>> begin Material
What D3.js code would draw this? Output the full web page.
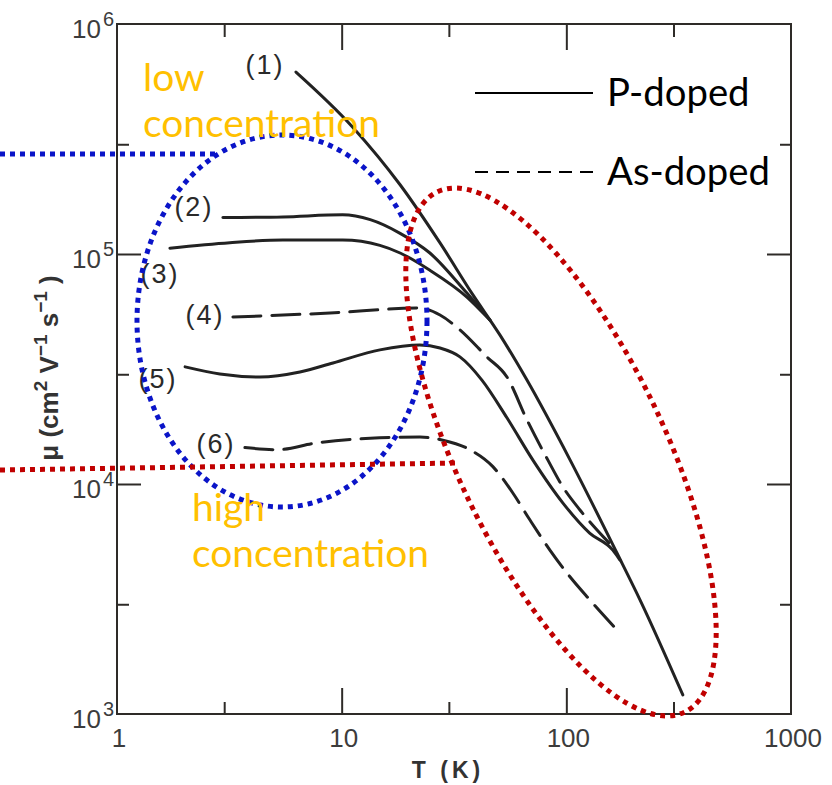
<!DOCTYPE html>
<html>
<head>
<meta charset="utf-8">
<script src="https://cdn.jsdelivr.net/npm/d3@7"></script>
<style>
  html, body { margin: 0; padding: 0; background: #fff; }
  svg { display: block; }
</style>
</head>
<body>
<svg id="chart" width="832" height="785"></svg>
<script>
// ---------- DATA ----------
// Curve (1) P-doped, solid
const T1  = [6.26, 11.2, 18.2, 27.4, 38.4, 50.6, 66.8, 104, 168, 213, 330];
const MU1 = [6.18e5, 3.56e5, 2.0e5, 1.117e5, 6.64e4, 4.45e4, 2.83e4, 1.27e4, 5010, 3130, 1210];
// Curve (2) P-doped, solid
const T2  = [2.96, 5.48, 10.1, 13.4, 18.2, 24.7, 36.1, 45.7];
const MU2 = [1.44e5, 1.45e5, 1.48e5, 1.41e5, 1.23e5, 1.01e5, 6.76e4, 5.16e4];
// Curve (3) P-doped, solid
const T3  = [1.72, 3.18, 5.48, 10.1, 14.8, 18.2, 24.7, 36.1, 45.7];
const MU3 = [1.06e5, 1.12e5, 1.15e5, 1.15e5, 1.09e5, 1.01e5, 8.5e4, 6.5e4, 5.16e4];
// Curve (4) As-doped, dashed
const T4  = [3.28, 8.87, 22.3, 27.4, 33.6, 44.3, 54.4, 66.8, 82.8, 96.6, 115, 137, 160];
const MU4 = [5.32e4, 5.54e4, 5.82e4, 5.43e4, 4.68e4, 3.57e4, 2.92e4, 1.90e4, 1.27e4, 9700, 7710, 6310, 5370];
// Curve (5) P-doped, solid
const T5  = [2.01, 2.87, 4.33, 6.52, 9.15, 14.8, 22.3, 27.4, 33.6, 42.1, 54.4, 71, 96.6, 127, 161, 173];
const MU5 = [3.23e4, 3.01e4, 2.92e4, 3.07e4, 3.36e4, 3.83e4, 4.02e4, 3.90e4, 3.57e4, 2.83e4, 1.94e4, 1.27e4, 8260, 6120, 5160, 4680];
// Curve (6) As-doped, dashed
const T6  = [3.71, 5.15, 7.76, 13.4, 22.3, 28.2, 37.2, 47.1, 57.8, 68.9, 84.5, 104, 127, 168];
const MU6 = [1.44e4, 1.41e4, 1.51e4, 1.58e4, 1.60e4, 1.55e4, 1.41e4, 1.19e4, 9140, 6970, 5160, 3940, 3140, 2320];

const curveNames = ["(1)", "(2)", "(3)", "(4)", "(5)", "(6)"];
const curveTypes = ["P", "P", "P", "As", "P", "As"];

const xTickValues = [1, 10, 100, 1000];
const xTickLabels = ["1", "10", "100", "1000"];
const yTickExps   = [3, 4, 5, 6];
const xMinorTicks = [3, 10, 30, 100, 300];
const yMinorTicks = [3e3, 1e4, 3e4, 1e5, 3e5];

const legendLabels = ["P-doped", "As-doped"];

// ---------- LAYOUT ----------
const L = 117, R = 791, TOP = 24, BOT = 714;
const svg = d3.select("#chart");
const x = d3.scaleLog().domain([1, 1000]).range([L, R]);
const y = d3.scaleLog().domain([1e3, 1e6]).range([BOT, TOP]);

const axisColor = "#2e2b28";
const tickFont = "'Liberation Sans Narrow', 'Liberation Sans', Arial, sans-serif";

// frame
svg.append("rect").attr("x", L).attr("y", TOP).attr("width", R - L).attr("height", BOT - TOP)
  .attr("fill", "none").attr("stroke", axisColor).attr("stroke-width", 2);

const isMajor = v => Math.abs(Math.log10(v) - Math.round(Math.log10(v))) < 1e-6;

// bottom ticks (inward)
const gB = svg.append("g").attr("transform", `translate(0,${BOT})`)
  .call(d3.axisBottom(x).tickValues(xMinorTicks).tickSize(0).tickFormat(""));
gB.select(".domain").remove();
gB.selectAll(".tick line").attr("y2", d => isMajor(d) ? -26 : -12).attr("stroke", axisColor).attr("stroke-width", 2);

// top ticks
const gT = svg.append("g").attr("transform", `translate(0,${TOP})`)
  .call(d3.axisTop(x).tickValues(xMinorTicks).tickSize(0).tickFormat(""));
gT.select(".domain").remove();
gT.selectAll(".tick line").attr("y2", d => isMajor(d) ? 26 : 13).attr("stroke", axisColor).attr("stroke-width", 2);

// left ticks
const gL = svg.append("g").attr("transform", `translate(${L},0)`)
  .call(d3.axisLeft(y).tickValues(yMinorTicks).tickSize(0).tickFormat(""));
gL.select(".domain").remove();
gL.selectAll(".tick line").attr("x2", d => isMajor(d) ? 24 : 12).attr("stroke", axisColor).attr("stroke-width", 2);

// right ticks
const gR = svg.append("g").attr("transform", `translate(${R},0)`)
  .call(d3.axisRight(y).tickValues(yMinorTicks).tickSize(0).tickFormat(""));
gR.select(".domain").remove();
gR.selectAll(".tick line").attr("x2", d => isMajor(d) ? -24 : -11).attr("stroke", axisColor).attr("stroke-width", 2);

// x tick labels
svg.append("g").selectAll("text").data(xTickValues).join("text")
  .attr("x", d => x(d) + 2).attr("y", BOT + 33)
  .attr("text-anchor", "middle")
  .attr("font-family", tickFont).attr("font-size", 26).attr("fill", "#3c3c3c")
  .text((d, i) => xTickLabels[i]);

// y tick labels (10^n)
const yl = svg.append("g").selectAll("text").data(yTickExps).join("text")
  .attr("x", 72).attr("y", d => y(Math.pow(10, d)) + 14)
  .attr("font-family", tickFont).attr("font-size", 26).attr("fill", "#3c3c3c");
yl.append("tspan").text("10");
yl.append("tspan").attr("dx", 2).attr("dy", -12).attr("font-size", 20).text(d => d);

// axis titles
svg.append("text").attr("x", 448).attr("y", 778).attr("text-anchor", "middle")
  .attr("font-family", "'Liberation Sans', Arial, sans-serif").attr("font-weight", "bold")
  .attr("font-size", 23).attr("letter-spacing", 4).attr("fill", "#333")
  .text("T (K)");

const yt = svg.append("text").attr("transform", "translate(58,368) rotate(-90)")
  .attr("text-anchor", "middle")
  .attr("font-family", "'Liberation Sans', Arial, sans-serif").attr("font-weight", "bold")
  .attr("font-size", 26).attr("fill", "#333");
yt.append("tspan").text("μ (cm");
yt.append("tspan").attr("dy", -11).attr("font-size", 19).text("2");
yt.append("tspan").attr("dy", 11).text(" V");
yt.append("tspan").attr("dy", -11).attr("font-size", 19).text("−1");
yt.append("tspan").attr("dy", 11).text(" s");
yt.append("tspan").attr("dy", -11).attr("font-size", 19).text("−1");
yt.append("tspan").attr("dy", 11).text(" )");

// ---------- CURVES ----------
const series = [
  {T: T1, M: MU1}, {T: T2, M: MU2}, {T: T3, M: MU3},
  {T: T4, M: MU4}, {T: T5, M: MU5}, {T: T6, M: MU6}
].map((s, i) => ({name: curveNames[i], type: curveTypes[i], pts: s.T.map((t, j) => [t, s.M[j]])}));

const line = d3.line().x(d => x(d[0])).y(d => y(d[1])).curve(d3.curveMonotoneX);

svg.append("g").selectAll("path").data(series).join("path")
  .attr("d", d => line(d.pts))
  .attr("fill", "none").attr("stroke", "#222").attr("stroke-width", 3)
  .attr("stroke-linecap", "round")
  .attr("stroke-dasharray", d => d.type === "As" ? "28,11" : null);

// curve labels, placed relative to each curve's first point
const labelOffsets = [[-31, 2], [-29, -2], [-10, 35], [-28, 7], [-27, 21], [-29, 5]];
svg.append("g").selectAll("text").data(series).join("text")
  .attr("x", (d, i) => x(d.pts[0][0]) + labelOffsets[i][0])
  .attr("y", (d, i) => y(d.pts[0][1]) + labelOffsets[i][1])
  .attr("text-anchor", "middle")
  .attr("font-family", "'Liberation Sans', Arial, sans-serif").attr("font-size", 27)
  .attr("letter-spacing", 2).attr("fill", "#2a2a2a")
  .text(d => d.name);

// ---------- LEGEND ----------
const officeFont = "Lato, 'Open Sans', 'Noto Sans', sans-serif";
const lg = svg.append("g");
const legRows = [{y: 93, dash: null}, {y: 172, dash: "13,8"}];
lg.selectAll("line").data(legRows).join("line")
  .attr("x1", 475).attr("x2", 593).attr("y1", d => d.y).attr("y2", d => d.y)
  .attr("stroke", "#000").attr("stroke-width", 2).attr("stroke-dasharray", d => d.dash);
const legTexts = lg.selectAll("text").data(legRows).join("text")
  .attr("x", 607).attr("y", d => d.y + 13)
  .attr("font-family", officeFont).attr("font-size", 40).attr("fill", "#000")
  .text((d, i) => legendLabels[i]);
{
  const w = legTexts.nodes()[1].getComputedTextLength();
  legTexts.attr("font-size", 40 * 163 / w);
}

// ---------- ANNOTATIONS ----------
const blue = "#0a14c8", red = "#c00000";
const ann = svg.append("g");
ann.append("line").attr("x1", 0).attr("y1", 154).attr("x2", 218).attr("y2", 154)
  .attr("stroke", blue).attr("stroke-width", 5).attr("stroke-dasharray", "5,5");
ann.append("ellipse").attr("cx", 282).attr("cy", 321).attr("rx", 145).attr("ry", 186)
  .attr("fill", "none").attr("stroke", blue).attr("stroke-width", 5).attr("stroke-dasharray", "5,5");
ann.append("line").attr("x1", 0).attr("y1", 470).attr("x2", 457).attr("y2", 463)
  .attr("stroke", red).attr("stroke-width", 5).attr("stroke-dasharray", "5,5");
ann.append("ellipse").attr("cx", 0).attr("cy", 0).attr("rx", 288).attr("ry", 104)
  .attr("transform", "translate(561,452) rotate(64.6)")
  .attr("fill", "none").attr("stroke", red).attr("stroke-width", 5).attr("stroke-dasharray", "5,5");

const orange = "#ffc000";
const oTexts = [
  {x: 143, y: 91, t: "low"}, {x: 143, y: 137, t: "concentration"},
  {x: 192, y: 521, t: "high"}, {x: 192, y: 567, t: "concentration"}
];
const ot = ann.selectAll("text.o").data(oTexts).join("text").attr("class", "o")
  .attr("x", d => d.x).attr("y", d => d.y)
  .attr("font-family", officeFont).attr("font-size", 40).attr("fill", orange)
  .text(d => d.t);
{
  const w = ot.nodes()[1].getComputedTextLength();
  ot.attr("font-size", 40 * 237 / w);
}
</script>
</body>
</html>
>> end Material
Problem details:
Quote, please, every line of the material above from its start through the line that has "const yMinorTicks = [3e3, 1e4, 3e4, 1e5, 3e5];", reproducing the words exactly and dropping any images.

The result:
What D3.js code would draw this? Output the full web page.
<!DOCTYPE html>
<html>
<head>
<meta charset="utf-8">
<script src="https://cdn.jsdelivr.net/npm/d3@7"></script>
<style>
  html, body { margin: 0; padding: 0; background: #fff; }
  svg { display: block; }
</style>
</head>
<body>
<svg id="chart" width="832" height="785"></svg>
<script>
// ---------- DATA ----------
// Curve (1) P-doped, solid
const T1  = [6.26, 11.2, 18.2, 27.4, 38.4, 50.6, 66.8, 104, 168, 213, 330];
const MU1 = [6.18e5, 3.56e5, 2.0e5, 1.117e5, 6.64e4, 4.45e4, 2.83e4, 1.27e4, 5010, 3130, 1210];
// Curve (2) P-doped, solid
const T2  = [2.96, 5.48, 10.1, 13.4, 18.2, 24.7, 36.1, 45.7];
const MU2 = [1.44e5, 1.45e5, 1.48e5, 1.41e5, 1.23e5, 1.01e5, 6.76e4, 5.16e4];
// Curve (3) P-doped, solid
const T3  = [1.72, 3.18, 5.48, 10.1, 14.8, 18.2, 24.7, 36.1, 45.7];
const MU3 = [1.06e5, 1.12e5, 1.15e5, 1.15e5, 1.09e5, 1.01e5, 8.5e4, 6.5e4, 5.16e4];
// Curve (4) As-doped, dashed
const T4  = [3.28, 8.87, 22.3, 27.4, 33.6, 44.3, 54.4, 66.8, 82.8, 96.6, 115, 137, 160];
const MU4 = [5.32e4, 5.54e4, 5.82e4, 5.43e4, 4.68e4, 3.57e4, 2.92e4, 1.90e4, 1.27e4, 9700, 7710, 6310, 5370];
// Curve (5) P-doped, solid
const T5  = [2.01, 2.87, 4.33, 6.52, 9.15, 14.8, 22.3, 27.4, 33.6, 42.1, 54.4, 71, 96.6, 127, 161, 173];
const MU5 = [3.23e4, 3.01e4, 2.92e4, 3.07e4, 3.36e4, 3.83e4, 4.02e4, 3.90e4, 3.57e4, 2.83e4, 1.94e4, 1.27e4, 8260, 6120, 5160, 4680];
// Curve (6) As-doped, dashed
const T6  = [3.71, 5.15, 7.76, 13.4, 22.3, 28.2, 37.2, 47.1, 57.8, 68.9, 84.5, 104, 127, 168];
const MU6 = [1.44e4, 1.41e4, 1.51e4, 1.58e4, 1.60e4, 1.55e4, 1.41e4, 1.19e4, 9140, 6970, 5160, 3940, 3140, 2320];

const curveNames = ["(1)", "(2)", "(3)", "(4)", "(5)", "(6)"];
const curveTypes = ["P", "P", "P", "As", "P", "As"];

const xTickValues = [1, 10, 100, 1000];
const xTickLabels = ["1", "10", "100", "1000"];
const yTickExps   = [3, 4, 5, 6];
const xMinorTicks = [3, 10, 30, 100, 300];
const yMinorTicks = [3e3, 1e4, 3e4, 1e5, 3e5];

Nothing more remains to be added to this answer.